God Is Not Great Great for Sales

A hot surprise book of the spring has been Christopher Hitchens's God Is Not Great: How Religion Poisons Everything (Twelve), which after several printings has 296,000 copies in print and is leading publishers to have more faith in books that, as Hitchens's does, launch "a blazing attack on God and religion," the Wall Street Journal reported today.

Already Da Capo has signed up Hitchens to edit The Portable Atheist, which will include essays by Mark Twain and Charles Dickens, among others. As David Steinberger, CEO and leader of the Perseus flock, said to the paper, "This is atheism's moment."

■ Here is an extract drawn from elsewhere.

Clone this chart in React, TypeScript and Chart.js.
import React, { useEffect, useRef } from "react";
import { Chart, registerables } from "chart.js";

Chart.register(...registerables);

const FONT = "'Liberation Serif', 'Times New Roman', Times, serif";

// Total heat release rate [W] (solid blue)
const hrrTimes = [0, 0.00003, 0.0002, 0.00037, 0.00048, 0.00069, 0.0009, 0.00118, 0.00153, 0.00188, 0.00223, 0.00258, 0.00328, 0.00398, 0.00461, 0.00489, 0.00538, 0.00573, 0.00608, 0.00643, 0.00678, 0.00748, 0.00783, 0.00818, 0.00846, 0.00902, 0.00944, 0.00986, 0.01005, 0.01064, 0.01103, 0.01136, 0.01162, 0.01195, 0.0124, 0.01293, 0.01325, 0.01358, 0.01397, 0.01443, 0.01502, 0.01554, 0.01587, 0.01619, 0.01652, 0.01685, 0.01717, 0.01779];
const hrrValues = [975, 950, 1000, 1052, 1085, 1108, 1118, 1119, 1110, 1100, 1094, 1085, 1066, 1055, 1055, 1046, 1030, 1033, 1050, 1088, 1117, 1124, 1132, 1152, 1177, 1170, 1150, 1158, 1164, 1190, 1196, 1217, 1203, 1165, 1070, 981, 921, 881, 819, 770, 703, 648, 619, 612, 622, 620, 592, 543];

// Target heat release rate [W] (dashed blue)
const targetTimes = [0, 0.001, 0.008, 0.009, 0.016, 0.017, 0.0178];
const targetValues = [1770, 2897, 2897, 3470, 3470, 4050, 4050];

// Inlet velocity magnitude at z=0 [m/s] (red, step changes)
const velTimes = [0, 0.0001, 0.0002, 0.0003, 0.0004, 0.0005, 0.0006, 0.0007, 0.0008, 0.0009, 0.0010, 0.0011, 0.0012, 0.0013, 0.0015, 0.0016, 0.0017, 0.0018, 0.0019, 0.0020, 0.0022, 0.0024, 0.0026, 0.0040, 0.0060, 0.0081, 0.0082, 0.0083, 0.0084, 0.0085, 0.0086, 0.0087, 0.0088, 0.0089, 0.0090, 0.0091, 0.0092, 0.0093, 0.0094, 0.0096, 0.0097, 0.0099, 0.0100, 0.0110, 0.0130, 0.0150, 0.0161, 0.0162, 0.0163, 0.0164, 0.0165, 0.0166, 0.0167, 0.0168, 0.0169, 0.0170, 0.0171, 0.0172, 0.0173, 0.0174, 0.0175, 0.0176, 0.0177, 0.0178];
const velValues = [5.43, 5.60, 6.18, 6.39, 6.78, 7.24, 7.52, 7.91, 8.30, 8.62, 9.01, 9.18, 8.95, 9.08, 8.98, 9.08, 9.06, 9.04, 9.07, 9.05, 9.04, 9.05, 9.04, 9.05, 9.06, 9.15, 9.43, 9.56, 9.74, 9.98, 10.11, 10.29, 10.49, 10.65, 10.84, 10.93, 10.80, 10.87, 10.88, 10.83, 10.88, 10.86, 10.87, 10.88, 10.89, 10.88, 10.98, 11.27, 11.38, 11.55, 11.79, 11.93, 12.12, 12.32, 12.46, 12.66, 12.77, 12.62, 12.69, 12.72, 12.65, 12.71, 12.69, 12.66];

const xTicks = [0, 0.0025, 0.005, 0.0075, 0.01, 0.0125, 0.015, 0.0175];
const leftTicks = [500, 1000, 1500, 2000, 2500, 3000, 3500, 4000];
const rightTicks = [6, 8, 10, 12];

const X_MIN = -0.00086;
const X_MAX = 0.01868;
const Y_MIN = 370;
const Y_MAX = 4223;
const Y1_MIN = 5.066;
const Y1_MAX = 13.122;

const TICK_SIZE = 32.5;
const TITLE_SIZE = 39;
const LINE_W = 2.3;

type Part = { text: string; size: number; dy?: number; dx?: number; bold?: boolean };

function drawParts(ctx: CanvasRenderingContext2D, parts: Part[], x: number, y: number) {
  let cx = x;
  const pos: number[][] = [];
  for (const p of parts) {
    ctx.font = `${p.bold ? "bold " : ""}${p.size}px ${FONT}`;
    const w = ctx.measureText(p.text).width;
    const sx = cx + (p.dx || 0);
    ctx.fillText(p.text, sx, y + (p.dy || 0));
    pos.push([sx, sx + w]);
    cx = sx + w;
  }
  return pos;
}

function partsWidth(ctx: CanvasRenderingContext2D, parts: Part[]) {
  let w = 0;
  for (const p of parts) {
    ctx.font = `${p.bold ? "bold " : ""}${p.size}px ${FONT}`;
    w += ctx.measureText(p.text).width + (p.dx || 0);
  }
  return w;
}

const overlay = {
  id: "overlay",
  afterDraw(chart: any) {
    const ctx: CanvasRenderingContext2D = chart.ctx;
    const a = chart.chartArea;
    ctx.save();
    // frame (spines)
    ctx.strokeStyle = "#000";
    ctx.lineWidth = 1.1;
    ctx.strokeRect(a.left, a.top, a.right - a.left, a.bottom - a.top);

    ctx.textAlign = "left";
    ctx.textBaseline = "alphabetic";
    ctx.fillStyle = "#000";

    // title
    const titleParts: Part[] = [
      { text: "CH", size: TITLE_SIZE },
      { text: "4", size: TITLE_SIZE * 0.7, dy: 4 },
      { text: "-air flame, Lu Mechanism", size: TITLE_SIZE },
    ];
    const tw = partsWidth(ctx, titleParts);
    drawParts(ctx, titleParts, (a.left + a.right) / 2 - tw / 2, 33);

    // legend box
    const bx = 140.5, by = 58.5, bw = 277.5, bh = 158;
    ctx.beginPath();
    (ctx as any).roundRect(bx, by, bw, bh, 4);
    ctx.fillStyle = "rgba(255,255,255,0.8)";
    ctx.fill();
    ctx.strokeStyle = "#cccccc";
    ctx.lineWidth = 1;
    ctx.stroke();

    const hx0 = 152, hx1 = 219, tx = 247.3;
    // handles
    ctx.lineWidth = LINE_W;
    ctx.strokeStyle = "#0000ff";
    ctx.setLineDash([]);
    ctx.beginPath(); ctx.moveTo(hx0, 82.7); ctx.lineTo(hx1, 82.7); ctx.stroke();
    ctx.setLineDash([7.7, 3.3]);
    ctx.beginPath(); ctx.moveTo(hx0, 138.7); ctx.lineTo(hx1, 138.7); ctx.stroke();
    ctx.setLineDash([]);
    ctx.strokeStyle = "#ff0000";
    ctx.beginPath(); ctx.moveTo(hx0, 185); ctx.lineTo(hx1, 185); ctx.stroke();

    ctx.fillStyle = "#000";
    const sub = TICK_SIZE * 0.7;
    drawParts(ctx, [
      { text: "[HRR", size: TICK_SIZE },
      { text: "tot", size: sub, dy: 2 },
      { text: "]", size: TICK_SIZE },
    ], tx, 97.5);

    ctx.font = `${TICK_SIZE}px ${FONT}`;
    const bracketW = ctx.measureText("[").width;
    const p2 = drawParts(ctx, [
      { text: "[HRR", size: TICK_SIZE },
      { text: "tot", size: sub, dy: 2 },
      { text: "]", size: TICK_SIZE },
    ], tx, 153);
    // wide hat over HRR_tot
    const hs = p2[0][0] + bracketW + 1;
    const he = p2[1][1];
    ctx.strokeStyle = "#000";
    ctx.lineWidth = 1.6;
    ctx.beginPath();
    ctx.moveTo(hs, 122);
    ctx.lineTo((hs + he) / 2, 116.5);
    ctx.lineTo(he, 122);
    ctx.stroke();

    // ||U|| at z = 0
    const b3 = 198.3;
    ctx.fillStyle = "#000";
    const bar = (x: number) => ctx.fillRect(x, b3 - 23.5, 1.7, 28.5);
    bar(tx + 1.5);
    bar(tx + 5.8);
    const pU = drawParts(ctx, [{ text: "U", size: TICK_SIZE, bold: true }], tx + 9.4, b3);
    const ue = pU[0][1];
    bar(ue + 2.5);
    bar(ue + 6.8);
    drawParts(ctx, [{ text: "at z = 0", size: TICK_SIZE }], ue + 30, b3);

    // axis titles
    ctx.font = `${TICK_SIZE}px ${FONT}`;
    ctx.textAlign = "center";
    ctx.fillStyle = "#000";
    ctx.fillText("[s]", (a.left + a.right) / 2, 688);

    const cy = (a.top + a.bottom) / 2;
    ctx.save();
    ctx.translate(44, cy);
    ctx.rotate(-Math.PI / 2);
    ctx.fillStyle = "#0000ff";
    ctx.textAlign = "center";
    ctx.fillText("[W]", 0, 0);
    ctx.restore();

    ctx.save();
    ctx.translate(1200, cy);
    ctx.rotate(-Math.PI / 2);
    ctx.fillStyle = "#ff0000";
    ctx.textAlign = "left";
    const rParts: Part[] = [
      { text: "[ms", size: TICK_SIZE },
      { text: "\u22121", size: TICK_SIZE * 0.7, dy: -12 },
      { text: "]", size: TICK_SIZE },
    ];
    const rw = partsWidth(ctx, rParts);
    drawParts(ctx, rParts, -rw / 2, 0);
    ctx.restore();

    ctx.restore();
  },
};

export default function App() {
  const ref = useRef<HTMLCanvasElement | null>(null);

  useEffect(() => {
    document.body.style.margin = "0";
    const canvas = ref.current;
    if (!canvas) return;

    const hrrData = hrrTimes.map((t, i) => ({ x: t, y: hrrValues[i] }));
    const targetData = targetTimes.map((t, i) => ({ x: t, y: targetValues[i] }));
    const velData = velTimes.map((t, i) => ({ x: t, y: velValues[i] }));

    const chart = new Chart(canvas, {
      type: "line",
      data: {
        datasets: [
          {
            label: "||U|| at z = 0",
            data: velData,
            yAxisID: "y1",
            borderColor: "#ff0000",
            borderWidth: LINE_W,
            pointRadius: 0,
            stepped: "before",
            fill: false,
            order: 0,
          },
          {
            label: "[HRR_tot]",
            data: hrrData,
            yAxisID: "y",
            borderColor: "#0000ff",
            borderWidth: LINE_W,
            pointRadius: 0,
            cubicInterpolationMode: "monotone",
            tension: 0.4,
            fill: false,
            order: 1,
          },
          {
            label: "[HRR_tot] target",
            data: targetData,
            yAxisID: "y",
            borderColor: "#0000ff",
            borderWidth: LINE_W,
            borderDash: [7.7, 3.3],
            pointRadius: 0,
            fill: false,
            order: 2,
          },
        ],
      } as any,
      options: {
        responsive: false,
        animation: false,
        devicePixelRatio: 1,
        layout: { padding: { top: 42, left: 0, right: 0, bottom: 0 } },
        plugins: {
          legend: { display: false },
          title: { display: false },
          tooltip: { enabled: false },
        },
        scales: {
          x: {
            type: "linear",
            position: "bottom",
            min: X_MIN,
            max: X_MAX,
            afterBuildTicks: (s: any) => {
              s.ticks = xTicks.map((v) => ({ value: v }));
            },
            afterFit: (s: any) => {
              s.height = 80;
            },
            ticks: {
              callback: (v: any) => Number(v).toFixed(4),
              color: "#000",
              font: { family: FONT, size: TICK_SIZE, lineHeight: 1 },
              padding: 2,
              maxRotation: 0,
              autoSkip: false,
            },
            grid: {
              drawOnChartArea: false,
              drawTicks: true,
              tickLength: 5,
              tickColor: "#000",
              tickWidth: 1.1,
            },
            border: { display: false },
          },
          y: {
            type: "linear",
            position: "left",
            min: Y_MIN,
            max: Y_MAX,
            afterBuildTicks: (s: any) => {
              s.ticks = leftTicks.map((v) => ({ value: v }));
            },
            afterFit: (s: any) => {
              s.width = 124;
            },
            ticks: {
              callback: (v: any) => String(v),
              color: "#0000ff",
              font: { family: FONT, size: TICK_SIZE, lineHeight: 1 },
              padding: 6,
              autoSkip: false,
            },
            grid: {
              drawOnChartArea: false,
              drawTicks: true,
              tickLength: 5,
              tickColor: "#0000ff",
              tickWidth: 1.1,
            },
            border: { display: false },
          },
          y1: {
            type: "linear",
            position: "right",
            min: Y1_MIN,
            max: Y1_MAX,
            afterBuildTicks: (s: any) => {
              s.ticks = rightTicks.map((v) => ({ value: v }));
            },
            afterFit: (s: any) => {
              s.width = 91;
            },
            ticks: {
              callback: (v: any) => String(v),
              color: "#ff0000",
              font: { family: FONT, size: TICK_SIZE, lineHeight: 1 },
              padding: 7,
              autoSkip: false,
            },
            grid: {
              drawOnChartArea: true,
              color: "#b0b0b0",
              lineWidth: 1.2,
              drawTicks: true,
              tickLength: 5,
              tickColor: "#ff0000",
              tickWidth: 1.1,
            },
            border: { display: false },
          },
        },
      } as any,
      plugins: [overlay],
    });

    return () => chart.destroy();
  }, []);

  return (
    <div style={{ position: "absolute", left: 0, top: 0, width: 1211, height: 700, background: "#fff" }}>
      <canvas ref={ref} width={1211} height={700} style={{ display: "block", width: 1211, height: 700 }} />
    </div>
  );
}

Other titles in the same league as God Is Not Great that have done well in the past year include Letter to a Christian Nation by Sam Harris and The God Delusion by Richard Dawkins. Sales of Hitchens's book have been aided by his appearances, often in combative debates, on behalf of the book. As Barbara Meade, co-owner of Politics and Prose, Washington, D.C., said, "Part of the appeal is that he's a personality; we sold 106 books when he visited our store."

Another part of the audience: believers who want to understand non-believers. "There is a very strong presence of the religious right, and they want to know what's being said and figure out how to move against it," Vivien Jennings, owner of Rainy Day Books, Fairway, Kan., said.